▶ **What is needed**
Using the records below, quote only the span that opens with the line containing "Write the React, TypeScript" and closes with the line containing "ctx.fillText(xAxisTitle, 557, 753);", exactly and inclusively.

[Figure scripts]
--

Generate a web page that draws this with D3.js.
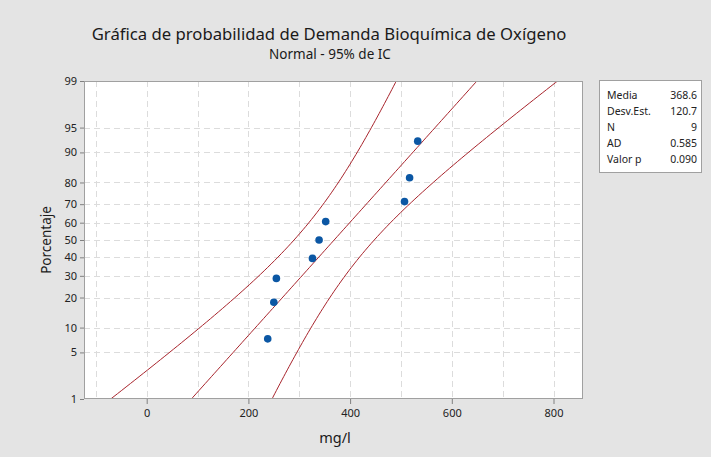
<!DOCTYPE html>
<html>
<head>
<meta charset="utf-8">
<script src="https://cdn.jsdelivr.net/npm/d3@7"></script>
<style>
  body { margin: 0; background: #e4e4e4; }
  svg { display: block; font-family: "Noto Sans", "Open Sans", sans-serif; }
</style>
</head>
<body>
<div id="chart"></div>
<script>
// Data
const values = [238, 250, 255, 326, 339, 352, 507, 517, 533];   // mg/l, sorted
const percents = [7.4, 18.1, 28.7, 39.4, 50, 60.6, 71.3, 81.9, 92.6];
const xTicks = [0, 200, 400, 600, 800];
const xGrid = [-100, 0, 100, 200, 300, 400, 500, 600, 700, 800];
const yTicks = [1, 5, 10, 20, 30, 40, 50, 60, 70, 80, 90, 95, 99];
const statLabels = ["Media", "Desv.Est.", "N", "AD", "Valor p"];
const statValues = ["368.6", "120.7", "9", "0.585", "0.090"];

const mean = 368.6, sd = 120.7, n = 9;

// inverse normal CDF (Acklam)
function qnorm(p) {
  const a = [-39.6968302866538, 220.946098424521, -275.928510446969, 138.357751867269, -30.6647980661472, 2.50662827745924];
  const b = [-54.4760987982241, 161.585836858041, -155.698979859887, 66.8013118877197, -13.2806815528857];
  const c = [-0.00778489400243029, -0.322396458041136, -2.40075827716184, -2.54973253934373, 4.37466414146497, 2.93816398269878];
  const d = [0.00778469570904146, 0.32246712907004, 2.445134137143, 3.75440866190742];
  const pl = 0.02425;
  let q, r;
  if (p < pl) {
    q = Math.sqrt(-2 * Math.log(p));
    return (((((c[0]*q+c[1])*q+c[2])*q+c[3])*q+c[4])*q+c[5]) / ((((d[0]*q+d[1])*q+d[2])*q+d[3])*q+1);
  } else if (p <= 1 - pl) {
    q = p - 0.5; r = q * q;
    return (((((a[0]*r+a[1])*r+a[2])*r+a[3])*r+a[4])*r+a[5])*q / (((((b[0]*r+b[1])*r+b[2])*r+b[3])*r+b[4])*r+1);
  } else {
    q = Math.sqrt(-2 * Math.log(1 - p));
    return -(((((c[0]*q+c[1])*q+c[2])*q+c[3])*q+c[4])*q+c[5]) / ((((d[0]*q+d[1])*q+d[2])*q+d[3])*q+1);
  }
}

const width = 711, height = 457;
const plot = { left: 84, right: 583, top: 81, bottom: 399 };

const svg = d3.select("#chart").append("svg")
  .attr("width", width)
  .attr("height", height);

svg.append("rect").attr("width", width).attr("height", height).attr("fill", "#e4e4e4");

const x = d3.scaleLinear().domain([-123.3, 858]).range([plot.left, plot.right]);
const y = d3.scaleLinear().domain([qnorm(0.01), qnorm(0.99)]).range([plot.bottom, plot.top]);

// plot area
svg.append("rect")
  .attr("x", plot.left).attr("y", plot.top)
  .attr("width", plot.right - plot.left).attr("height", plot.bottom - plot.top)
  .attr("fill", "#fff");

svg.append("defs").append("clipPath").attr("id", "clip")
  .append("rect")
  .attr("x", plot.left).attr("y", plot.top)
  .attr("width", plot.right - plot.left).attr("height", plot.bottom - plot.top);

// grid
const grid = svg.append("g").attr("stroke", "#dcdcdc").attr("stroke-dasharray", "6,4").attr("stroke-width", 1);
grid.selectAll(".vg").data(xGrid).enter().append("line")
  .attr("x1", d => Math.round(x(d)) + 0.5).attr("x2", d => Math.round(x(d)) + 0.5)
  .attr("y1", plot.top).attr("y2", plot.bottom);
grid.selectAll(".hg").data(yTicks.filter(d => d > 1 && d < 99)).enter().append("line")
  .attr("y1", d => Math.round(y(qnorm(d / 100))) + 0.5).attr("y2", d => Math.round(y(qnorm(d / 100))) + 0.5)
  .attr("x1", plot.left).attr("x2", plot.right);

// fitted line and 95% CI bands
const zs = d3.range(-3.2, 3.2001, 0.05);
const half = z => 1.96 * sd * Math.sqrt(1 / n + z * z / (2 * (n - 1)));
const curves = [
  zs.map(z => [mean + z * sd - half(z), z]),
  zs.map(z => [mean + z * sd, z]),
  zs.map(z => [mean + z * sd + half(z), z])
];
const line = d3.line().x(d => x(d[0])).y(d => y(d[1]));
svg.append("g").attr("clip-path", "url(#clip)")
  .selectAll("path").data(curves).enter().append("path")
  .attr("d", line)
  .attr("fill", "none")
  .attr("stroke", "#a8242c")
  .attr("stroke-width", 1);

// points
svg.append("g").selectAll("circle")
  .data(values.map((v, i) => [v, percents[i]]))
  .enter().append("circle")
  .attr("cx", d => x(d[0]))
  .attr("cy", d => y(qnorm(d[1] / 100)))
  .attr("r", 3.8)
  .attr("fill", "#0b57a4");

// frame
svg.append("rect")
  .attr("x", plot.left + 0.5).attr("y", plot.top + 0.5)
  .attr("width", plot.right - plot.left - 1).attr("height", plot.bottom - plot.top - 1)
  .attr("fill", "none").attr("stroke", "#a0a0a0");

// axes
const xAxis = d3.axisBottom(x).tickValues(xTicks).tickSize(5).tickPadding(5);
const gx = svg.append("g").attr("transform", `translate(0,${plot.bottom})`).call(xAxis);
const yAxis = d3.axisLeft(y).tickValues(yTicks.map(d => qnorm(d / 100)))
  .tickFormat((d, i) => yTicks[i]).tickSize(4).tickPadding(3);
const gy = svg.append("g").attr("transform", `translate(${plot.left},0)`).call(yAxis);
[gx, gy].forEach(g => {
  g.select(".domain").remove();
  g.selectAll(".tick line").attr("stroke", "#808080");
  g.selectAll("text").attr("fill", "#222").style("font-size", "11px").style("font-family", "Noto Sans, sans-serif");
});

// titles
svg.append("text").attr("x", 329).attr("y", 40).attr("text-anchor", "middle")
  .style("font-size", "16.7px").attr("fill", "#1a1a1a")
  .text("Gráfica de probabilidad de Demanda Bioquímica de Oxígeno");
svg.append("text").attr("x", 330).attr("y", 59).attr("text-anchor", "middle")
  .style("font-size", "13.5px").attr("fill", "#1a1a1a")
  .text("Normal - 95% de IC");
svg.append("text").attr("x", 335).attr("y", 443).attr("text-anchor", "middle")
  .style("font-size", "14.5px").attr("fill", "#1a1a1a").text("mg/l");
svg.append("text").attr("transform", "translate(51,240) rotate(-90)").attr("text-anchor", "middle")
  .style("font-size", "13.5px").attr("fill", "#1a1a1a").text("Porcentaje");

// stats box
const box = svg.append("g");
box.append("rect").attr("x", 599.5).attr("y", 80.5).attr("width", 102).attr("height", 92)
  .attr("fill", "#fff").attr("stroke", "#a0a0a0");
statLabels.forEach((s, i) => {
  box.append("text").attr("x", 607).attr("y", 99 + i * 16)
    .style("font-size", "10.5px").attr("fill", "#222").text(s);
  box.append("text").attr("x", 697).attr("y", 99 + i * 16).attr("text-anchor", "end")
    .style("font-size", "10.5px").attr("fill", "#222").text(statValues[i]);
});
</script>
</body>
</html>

--

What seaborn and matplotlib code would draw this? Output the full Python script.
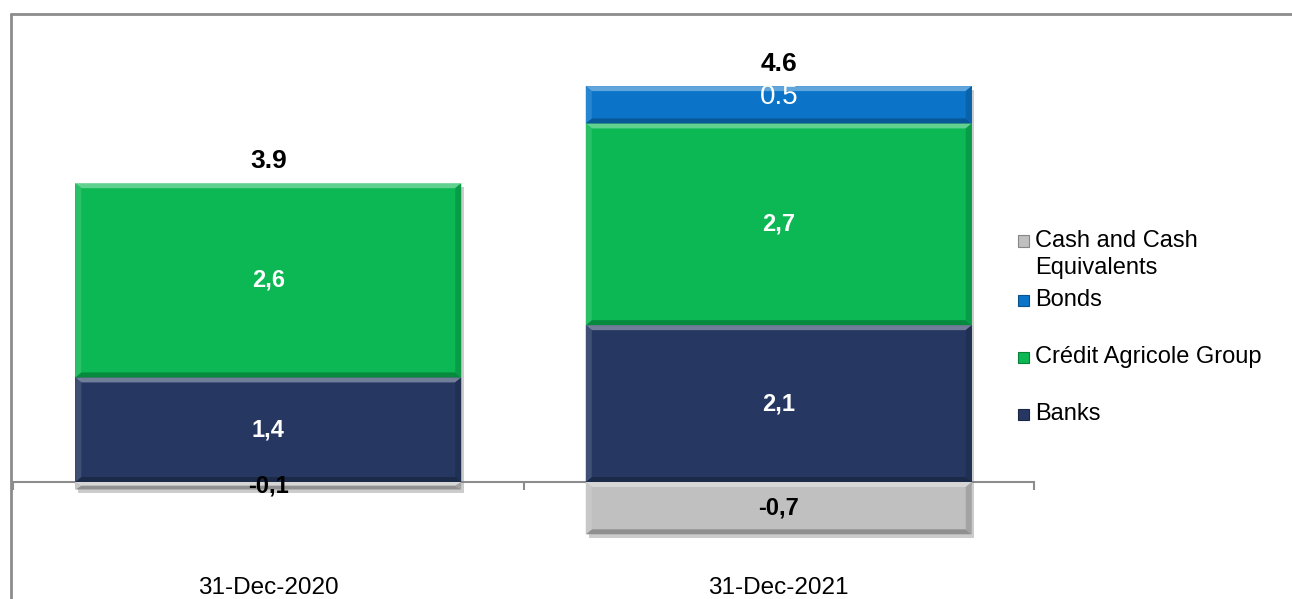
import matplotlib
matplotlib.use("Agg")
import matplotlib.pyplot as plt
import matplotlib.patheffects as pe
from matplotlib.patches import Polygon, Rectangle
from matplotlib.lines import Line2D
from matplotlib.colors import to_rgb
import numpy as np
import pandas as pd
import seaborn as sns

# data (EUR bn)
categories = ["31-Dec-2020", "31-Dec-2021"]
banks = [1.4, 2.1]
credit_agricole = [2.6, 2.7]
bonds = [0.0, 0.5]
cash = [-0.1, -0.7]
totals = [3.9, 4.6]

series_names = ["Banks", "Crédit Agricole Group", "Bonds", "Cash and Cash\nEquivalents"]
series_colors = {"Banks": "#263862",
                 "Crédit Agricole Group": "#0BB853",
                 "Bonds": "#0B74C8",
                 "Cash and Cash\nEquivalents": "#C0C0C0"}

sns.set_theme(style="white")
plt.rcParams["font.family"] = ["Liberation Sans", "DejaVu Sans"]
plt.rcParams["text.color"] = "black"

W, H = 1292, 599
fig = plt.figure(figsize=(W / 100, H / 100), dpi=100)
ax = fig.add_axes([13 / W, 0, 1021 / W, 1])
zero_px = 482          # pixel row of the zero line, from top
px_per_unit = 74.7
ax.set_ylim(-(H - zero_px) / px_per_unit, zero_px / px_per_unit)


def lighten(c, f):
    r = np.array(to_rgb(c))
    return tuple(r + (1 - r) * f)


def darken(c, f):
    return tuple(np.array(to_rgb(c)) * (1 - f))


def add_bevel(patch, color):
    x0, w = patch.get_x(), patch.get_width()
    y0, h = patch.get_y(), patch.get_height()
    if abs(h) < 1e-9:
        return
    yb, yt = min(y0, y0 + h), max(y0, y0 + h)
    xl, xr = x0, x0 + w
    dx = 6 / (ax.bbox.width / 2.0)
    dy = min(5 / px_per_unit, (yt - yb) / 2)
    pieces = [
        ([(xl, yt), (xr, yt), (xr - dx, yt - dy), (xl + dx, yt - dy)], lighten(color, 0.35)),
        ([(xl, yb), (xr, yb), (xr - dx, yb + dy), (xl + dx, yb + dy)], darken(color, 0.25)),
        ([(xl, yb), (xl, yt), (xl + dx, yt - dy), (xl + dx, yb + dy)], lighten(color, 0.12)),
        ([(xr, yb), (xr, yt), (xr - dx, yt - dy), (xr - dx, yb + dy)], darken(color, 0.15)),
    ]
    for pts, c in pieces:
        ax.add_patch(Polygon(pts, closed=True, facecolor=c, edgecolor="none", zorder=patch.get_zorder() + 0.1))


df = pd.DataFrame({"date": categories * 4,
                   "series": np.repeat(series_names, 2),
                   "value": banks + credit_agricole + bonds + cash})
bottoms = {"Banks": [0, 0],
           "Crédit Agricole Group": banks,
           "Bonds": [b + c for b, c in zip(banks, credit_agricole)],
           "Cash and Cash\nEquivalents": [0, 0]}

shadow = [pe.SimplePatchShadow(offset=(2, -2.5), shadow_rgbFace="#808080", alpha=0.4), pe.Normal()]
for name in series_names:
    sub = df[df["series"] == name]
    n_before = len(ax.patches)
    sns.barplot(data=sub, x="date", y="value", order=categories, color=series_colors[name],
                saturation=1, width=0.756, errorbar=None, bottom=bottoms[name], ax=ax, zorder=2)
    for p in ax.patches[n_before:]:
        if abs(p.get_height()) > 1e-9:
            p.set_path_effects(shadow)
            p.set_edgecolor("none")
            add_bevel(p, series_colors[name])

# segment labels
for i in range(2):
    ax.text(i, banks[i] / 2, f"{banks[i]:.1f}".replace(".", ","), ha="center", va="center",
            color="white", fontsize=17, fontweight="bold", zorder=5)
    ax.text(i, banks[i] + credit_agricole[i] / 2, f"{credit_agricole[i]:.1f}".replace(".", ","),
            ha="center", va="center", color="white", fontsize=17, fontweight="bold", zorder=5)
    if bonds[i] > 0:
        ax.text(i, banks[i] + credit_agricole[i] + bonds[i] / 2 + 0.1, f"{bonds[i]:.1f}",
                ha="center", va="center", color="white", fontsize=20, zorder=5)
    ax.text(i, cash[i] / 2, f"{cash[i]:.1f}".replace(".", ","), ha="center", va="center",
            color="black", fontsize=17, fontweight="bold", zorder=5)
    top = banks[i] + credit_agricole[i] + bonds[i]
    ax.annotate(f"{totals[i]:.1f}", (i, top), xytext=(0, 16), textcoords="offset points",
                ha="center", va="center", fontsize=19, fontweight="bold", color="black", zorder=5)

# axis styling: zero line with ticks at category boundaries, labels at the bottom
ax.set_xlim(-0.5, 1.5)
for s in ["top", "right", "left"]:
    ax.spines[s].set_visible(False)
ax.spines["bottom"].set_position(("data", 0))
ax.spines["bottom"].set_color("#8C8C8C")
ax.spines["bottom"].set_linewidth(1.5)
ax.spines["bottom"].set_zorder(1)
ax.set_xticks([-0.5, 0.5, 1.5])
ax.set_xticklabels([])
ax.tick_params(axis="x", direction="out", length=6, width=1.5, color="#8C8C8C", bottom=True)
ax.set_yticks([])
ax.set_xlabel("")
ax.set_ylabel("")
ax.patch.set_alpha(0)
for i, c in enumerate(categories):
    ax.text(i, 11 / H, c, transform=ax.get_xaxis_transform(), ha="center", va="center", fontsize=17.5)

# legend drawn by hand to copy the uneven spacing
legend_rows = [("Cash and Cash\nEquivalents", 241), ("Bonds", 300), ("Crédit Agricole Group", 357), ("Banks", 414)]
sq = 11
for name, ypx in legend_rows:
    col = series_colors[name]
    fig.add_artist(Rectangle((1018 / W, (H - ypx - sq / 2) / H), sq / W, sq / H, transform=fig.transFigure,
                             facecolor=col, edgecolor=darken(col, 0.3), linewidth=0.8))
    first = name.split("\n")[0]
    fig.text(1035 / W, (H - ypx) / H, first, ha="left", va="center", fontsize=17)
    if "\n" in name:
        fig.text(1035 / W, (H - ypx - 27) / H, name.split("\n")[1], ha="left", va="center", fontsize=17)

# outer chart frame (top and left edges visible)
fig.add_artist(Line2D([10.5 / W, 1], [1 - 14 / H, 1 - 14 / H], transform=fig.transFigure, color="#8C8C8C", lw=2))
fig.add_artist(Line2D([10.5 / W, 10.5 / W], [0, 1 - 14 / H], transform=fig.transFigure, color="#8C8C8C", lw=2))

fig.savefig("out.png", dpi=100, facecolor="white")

--

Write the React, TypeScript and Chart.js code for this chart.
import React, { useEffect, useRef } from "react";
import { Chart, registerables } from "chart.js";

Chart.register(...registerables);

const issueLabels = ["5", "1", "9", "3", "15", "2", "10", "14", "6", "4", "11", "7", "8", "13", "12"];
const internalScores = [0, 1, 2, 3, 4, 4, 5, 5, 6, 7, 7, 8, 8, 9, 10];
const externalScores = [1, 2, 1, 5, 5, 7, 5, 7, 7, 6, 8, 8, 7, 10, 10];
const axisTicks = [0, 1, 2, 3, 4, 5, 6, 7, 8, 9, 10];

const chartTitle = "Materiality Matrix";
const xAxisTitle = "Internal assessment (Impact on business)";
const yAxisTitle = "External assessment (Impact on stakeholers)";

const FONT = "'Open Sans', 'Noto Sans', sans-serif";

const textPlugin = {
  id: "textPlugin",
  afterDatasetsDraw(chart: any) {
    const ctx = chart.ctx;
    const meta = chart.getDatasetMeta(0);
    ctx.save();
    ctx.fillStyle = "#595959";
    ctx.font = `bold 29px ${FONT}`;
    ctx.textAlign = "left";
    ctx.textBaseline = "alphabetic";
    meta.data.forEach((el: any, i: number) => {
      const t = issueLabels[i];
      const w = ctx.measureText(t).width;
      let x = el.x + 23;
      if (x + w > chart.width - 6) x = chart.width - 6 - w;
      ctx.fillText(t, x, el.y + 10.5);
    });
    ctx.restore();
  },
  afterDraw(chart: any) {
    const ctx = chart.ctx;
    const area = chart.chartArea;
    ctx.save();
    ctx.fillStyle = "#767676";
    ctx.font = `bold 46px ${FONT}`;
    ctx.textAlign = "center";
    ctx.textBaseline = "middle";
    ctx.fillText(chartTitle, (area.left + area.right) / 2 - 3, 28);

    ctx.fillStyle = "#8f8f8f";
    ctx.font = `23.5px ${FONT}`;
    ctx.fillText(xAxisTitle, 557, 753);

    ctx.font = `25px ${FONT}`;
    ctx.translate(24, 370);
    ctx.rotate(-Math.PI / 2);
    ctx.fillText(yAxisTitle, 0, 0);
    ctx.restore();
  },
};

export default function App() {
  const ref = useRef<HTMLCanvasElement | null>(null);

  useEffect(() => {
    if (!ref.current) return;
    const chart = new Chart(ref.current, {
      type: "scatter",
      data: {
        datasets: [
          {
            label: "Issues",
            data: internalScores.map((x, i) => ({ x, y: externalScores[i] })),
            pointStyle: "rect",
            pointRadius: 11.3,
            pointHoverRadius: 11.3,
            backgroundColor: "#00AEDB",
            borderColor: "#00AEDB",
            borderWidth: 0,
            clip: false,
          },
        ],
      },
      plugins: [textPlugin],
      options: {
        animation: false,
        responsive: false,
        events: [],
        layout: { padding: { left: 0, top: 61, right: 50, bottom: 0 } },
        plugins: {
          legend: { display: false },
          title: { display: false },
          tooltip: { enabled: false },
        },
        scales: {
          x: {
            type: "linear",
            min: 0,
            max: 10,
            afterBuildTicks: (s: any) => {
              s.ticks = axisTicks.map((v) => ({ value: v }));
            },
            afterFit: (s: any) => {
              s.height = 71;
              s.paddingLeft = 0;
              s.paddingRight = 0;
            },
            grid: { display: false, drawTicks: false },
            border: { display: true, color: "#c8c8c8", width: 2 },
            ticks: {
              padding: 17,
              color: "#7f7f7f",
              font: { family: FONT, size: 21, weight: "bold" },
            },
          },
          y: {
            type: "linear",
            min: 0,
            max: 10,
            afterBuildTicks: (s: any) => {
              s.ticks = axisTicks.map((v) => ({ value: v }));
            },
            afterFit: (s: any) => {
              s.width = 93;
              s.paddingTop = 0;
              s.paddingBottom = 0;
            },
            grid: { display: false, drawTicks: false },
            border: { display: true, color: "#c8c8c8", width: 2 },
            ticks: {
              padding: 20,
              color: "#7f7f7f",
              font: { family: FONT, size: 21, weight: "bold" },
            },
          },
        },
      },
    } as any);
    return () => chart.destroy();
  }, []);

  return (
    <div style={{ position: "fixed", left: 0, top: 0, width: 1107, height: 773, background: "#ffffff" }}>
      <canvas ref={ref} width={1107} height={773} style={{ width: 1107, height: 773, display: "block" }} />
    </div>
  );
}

--

▶ **Correct response**
Write the React, TypeScript and Chart.js code for this chart.
import React, { useEffect, useRef } from "react";
import { Chart, registerables } from "chart.js";

Chart.register(...registerables);

const issueLabels = ["5", "1", "9", "3", "15", "2", "10", "14", "6", "4", "11", "7", "8", "13", "12"];
const internalScores = [0, 1, 2, 3, 4, 4, 5, 5, 6, 7, 7, 8, 8, 9, 10];
const externalScores = [1, 2, 1, 5, 5, 7, 5, 7, 7, 6, 8, 8, 7, 10, 10];
const axisTicks = [0, 1, 2, 3, 4, 5, 6, 7, 8, 9, 10];

const chartTitle = "Materiality Matrix";
const xAxisTitle = "Internal assessment (Impact on business)";
const yAxisTitle = "External assessment (Impact on stakeholers)";

const FONT = "'Open Sans', 'Noto Sans', sans-serif";

const textPlugin = {
  id: "textPlugin",
  afterDatasetsDraw(chart: any) {
    const ctx = chart.ctx;
    const meta = chart.getDatasetMeta(0);
    ctx.save();
    ctx.fillStyle = "#595959";
    ctx.font = `bold 29px ${FONT}`;
    ctx.textAlign = "left";
    ctx.textBaseline = "alphabetic";
    meta.data.forEach((el: any, i: number) => {
      const t = issueLabels[i];
      const w = ctx.measureText(t).width;
      let x = el.x + 23;
      if (x + w > chart.width - 6) x = chart.width - 6 - w;
      ctx.fillText(t, x, el.y + 10.5);
    });
    ctx.restore();
  },
  afterDraw(chart: any) {
    const ctx = chart.ctx;
    const area = chart.chartArea;
    ctx.save();
    ctx.fillStyle = "#767676";
    ctx.font = `bold 46px ${FONT}`;
    ctx.textAlign = "center";
    ctx.textBaseline = "middle";
    ctx.fillText(chartTitle, (area.left + area.right) / 2 - 3, 28);

    ctx.fillStyle = "#8f8f8f";
    ctx.font = `23.5px ${FONT}`;
    ctx.fillText(xAxisTitle, 557, 753);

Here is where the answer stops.